__Written exercise__:
Your task is to reproduce, verbatim and without pictures, the lines from the opening of the listing through the line containing "var labelsA = [20, 40, 60, 80];".
Start Data block
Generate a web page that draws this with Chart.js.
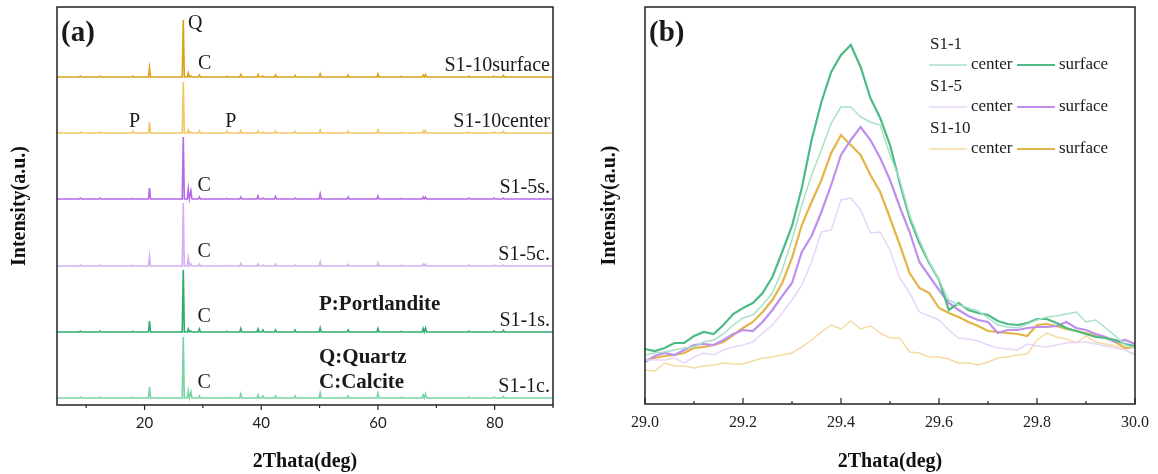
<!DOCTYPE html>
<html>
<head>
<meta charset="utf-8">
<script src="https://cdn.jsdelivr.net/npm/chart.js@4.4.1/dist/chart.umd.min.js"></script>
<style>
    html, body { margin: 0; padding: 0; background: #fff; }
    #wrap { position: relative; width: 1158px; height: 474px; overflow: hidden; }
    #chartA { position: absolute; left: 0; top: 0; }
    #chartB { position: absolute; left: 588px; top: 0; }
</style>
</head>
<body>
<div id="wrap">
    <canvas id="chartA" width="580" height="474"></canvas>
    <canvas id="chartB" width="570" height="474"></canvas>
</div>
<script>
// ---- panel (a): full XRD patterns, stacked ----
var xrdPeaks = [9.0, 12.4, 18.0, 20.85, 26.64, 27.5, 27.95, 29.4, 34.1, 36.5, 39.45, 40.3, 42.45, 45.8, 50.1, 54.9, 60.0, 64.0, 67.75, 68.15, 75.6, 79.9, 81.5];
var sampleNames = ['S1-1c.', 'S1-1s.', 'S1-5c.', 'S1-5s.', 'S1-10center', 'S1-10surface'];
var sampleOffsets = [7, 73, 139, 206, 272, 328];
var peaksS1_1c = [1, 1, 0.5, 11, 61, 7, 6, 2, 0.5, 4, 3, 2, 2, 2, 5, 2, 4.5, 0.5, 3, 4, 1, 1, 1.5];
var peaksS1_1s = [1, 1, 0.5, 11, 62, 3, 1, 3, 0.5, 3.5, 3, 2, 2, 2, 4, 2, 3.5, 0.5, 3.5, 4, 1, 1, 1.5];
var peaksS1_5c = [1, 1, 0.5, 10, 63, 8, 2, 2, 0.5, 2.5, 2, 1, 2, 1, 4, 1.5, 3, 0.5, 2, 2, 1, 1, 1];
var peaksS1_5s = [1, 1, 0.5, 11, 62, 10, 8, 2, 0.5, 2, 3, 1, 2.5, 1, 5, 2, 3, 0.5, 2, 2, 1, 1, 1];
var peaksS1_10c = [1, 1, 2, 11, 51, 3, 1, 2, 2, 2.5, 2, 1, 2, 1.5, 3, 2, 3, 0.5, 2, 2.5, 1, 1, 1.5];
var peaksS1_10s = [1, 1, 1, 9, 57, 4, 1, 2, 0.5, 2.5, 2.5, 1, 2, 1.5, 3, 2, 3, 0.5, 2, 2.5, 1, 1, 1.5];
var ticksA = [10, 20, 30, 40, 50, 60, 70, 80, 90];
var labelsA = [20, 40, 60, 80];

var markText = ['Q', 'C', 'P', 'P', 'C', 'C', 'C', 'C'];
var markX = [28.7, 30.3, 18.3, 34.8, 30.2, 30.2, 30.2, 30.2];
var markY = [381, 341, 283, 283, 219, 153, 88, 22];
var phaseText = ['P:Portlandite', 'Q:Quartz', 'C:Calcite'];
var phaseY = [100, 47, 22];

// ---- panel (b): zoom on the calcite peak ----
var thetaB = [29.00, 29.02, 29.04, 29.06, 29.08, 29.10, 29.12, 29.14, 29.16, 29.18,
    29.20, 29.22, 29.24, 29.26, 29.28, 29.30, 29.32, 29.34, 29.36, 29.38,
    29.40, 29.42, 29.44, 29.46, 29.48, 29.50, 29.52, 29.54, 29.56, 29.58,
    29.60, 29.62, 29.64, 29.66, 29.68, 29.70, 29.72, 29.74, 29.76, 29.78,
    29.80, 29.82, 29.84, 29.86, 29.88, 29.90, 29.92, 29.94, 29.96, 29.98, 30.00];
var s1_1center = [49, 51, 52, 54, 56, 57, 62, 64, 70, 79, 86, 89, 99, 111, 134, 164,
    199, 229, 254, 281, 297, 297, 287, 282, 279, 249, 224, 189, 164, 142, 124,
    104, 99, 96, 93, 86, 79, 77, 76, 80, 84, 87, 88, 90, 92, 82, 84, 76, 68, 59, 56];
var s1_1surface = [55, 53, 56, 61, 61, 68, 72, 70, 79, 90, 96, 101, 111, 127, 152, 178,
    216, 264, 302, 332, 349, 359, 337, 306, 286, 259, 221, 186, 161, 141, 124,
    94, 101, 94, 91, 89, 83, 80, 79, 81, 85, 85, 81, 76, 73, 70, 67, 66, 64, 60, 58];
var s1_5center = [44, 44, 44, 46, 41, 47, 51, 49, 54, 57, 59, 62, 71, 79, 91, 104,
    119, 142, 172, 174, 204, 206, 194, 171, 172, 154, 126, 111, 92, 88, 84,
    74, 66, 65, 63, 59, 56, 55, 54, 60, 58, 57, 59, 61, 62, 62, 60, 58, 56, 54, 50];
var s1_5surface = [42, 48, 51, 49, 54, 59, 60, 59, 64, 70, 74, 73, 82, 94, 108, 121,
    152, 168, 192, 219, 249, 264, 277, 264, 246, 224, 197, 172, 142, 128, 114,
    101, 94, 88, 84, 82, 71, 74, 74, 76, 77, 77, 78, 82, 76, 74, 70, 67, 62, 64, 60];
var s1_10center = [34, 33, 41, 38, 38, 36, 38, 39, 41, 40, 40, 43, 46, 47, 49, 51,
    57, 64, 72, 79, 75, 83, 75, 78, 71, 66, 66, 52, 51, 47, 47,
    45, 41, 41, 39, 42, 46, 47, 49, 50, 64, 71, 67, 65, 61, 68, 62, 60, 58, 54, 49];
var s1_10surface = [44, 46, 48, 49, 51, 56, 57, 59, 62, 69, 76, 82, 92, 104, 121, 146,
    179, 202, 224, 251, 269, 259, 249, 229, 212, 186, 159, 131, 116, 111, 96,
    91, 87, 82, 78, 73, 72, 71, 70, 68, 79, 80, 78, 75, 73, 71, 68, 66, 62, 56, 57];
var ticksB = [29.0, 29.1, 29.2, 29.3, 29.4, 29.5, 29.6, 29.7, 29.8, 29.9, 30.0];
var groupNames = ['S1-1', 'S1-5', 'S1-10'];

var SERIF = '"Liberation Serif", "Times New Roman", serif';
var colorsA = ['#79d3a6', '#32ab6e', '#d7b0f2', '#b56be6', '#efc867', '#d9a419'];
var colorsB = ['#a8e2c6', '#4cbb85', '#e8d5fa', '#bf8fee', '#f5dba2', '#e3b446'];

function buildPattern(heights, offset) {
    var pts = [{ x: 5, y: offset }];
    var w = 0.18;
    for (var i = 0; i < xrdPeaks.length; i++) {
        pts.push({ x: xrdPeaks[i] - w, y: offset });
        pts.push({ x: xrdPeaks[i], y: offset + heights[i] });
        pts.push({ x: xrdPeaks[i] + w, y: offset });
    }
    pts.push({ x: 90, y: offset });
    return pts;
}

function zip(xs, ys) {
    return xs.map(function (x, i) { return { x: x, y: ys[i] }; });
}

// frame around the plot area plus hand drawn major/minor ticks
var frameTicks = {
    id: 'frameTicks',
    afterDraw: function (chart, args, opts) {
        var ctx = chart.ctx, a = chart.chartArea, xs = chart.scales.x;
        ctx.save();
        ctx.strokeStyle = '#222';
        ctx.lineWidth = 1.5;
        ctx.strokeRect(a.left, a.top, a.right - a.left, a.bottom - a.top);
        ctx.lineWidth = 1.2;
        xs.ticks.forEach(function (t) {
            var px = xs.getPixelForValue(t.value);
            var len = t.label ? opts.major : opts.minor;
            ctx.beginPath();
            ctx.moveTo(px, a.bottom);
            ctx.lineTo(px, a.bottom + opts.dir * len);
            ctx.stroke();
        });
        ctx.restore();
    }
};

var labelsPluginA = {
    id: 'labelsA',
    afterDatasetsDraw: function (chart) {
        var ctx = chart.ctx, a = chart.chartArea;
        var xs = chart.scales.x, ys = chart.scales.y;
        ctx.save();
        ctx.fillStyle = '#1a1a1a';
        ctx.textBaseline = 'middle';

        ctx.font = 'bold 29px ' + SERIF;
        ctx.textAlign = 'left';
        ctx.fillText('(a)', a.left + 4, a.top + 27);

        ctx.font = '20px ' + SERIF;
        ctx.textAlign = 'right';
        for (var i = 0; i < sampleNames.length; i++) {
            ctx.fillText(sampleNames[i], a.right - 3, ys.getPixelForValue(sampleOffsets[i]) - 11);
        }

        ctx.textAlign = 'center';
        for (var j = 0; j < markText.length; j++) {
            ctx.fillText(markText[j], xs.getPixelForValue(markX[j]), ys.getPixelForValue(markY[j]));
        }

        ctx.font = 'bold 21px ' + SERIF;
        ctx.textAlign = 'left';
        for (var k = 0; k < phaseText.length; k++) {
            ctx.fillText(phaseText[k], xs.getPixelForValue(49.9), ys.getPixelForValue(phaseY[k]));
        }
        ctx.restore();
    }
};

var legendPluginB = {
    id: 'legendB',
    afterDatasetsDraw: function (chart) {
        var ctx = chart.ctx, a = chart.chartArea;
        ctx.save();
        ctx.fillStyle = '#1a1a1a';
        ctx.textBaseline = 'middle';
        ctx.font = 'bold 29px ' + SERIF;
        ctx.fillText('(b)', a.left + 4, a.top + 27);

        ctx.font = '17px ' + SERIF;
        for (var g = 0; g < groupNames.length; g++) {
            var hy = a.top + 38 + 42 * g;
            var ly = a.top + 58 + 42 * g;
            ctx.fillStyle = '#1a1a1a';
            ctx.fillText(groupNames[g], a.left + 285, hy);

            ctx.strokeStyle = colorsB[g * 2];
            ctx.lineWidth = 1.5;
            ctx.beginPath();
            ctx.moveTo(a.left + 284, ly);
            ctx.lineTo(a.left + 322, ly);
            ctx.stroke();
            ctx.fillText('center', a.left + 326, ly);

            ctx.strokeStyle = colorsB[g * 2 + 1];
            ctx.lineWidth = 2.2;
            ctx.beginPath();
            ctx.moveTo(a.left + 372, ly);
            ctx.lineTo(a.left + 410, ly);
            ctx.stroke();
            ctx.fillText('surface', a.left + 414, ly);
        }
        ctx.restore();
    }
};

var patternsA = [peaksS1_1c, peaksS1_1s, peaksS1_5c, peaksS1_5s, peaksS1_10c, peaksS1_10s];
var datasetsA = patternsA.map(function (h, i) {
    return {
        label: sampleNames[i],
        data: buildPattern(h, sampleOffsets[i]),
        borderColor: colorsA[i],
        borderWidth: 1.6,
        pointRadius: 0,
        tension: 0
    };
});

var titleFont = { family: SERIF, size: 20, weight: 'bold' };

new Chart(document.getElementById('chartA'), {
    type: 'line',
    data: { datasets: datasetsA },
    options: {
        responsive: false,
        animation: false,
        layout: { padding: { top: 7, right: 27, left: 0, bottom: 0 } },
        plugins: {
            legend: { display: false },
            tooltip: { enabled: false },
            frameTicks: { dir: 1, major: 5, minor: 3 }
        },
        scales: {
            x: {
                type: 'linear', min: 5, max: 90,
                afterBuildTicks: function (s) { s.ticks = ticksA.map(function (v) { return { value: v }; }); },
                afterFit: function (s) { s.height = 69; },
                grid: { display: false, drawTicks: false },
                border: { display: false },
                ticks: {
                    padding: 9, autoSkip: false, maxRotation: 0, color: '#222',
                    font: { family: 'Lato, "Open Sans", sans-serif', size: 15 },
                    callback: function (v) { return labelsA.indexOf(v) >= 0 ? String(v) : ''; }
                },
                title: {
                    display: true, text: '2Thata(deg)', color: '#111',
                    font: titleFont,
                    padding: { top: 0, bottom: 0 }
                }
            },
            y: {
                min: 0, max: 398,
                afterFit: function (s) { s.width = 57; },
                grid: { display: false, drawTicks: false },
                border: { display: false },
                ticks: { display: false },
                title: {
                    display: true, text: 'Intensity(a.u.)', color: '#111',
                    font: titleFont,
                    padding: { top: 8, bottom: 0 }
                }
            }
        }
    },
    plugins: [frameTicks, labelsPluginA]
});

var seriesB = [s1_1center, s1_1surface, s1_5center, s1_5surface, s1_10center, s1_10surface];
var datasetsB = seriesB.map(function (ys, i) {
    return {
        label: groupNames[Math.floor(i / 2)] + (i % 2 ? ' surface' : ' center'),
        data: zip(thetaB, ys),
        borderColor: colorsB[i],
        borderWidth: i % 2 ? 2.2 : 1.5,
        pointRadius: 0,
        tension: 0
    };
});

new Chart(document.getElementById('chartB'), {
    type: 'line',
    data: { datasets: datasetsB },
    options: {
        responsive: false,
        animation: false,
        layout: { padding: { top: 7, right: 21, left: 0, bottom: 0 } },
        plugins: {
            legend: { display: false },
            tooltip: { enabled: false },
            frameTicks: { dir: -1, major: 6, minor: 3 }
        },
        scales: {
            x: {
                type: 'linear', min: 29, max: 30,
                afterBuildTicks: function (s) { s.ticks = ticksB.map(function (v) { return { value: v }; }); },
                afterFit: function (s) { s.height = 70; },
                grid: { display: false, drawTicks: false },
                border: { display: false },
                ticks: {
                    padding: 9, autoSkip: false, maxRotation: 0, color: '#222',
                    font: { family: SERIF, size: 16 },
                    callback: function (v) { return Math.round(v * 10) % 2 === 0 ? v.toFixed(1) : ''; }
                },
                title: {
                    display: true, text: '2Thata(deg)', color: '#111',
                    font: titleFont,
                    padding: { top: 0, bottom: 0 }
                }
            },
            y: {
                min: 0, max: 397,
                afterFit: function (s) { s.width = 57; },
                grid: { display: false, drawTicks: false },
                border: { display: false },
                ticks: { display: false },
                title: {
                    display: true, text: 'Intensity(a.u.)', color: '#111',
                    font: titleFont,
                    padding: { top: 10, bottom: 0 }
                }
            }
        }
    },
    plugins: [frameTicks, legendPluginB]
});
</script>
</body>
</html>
End Data block
__Solution to this exercise__:
Generate a web page that draws this with Chart.js.
<!DOCTYPE html>
<html>
<head>
<meta charset="utf-8">
<script src="https://cdn.jsdelivr.net/npm/chart.js@4.4.1/dist/chart.umd.min.js"></script>
<style>
    html, body { margin: 0; padding: 0; background: #fff; }
    #wrap { position: relative; width: 1158px; height: 474px; overflow: hidden; }
    #chartA { position: absolute; left: 0; top: 0; }
    #chartB { position: absolute; left: 588px; top: 0; }
</style>
</head>
<body>
<div id="wrap">
    <canvas id="chartA" width="580" height="474"></canvas>
    <canvas id="chartB" width="570" height="474"></canvas>
</div>
<script>
// ---- panel (a): full XRD patterns, stacked ----
var xrdPeaks = [9.0, 12.4, 18.0, 20.85, 26.64, 27.5, 27.95, 29.4, 34.1, 36.5, 39.45, 40.3, 42.45, 45.8, 50.1, 54.9, 60.0, 64.0, 67.75, 68.15, 75.6, 79.9, 81.5];
var sampleNames = ['S1-1c.', 'S1-1s.', 'S1-5c.', 'S1-5s.', 'S1-10center', 'S1-10surface'];
var sampleOffsets = [7, 73, 139, 206, 272, 328];
var peaksS1_1c = [1, 1, 0.5, 11, 61, 7, 6, 2, 0.5, 4, 3, 2, 2, 2, 5, 2, 4.5, 0.5, 3, 4, 1, 1, 1.5];
var peaksS1_1s = [1, 1, 0.5, 11, 62, 3, 1, 3, 0.5, 3.5, 3, 2, 2, 2, 4, 2, 3.5, 0.5, 3.5, 4, 1, 1, 1.5];
var peaksS1_5c = [1, 1, 0.5, 10, 63, 8, 2, 2, 0.5, 2.5, 2, 1, 2, 1, 4, 1.5, 3, 0.5, 2, 2, 1, 1, 1];
var peaksS1_5s = [1, 1, 0.5, 11, 62, 10, 8, 2, 0.5, 2, 3, 1, 2.5, 1, 5, 2, 3, 0.5, 2, 2, 1, 1, 1];
var peaksS1_10c = [1, 1, 2, 11, 51, 3, 1, 2, 2, 2.5, 2, 1, 2, 1.5, 3, 2, 3, 0.5, 2, 2.5, 1, 1, 1.5];
var peaksS1_10s = [1, 1, 1, 9, 57, 4, 1, 2, 0.5, 2.5, 2.5, 1, 2, 1.5, 3, 2, 3, 0.5, 2, 2.5, 1, 1, 1.5];
var ticksA = [10, 20, 30, 40, 50, 60, 70, 80, 90];
var labelsA = [20, 40, 60, 80];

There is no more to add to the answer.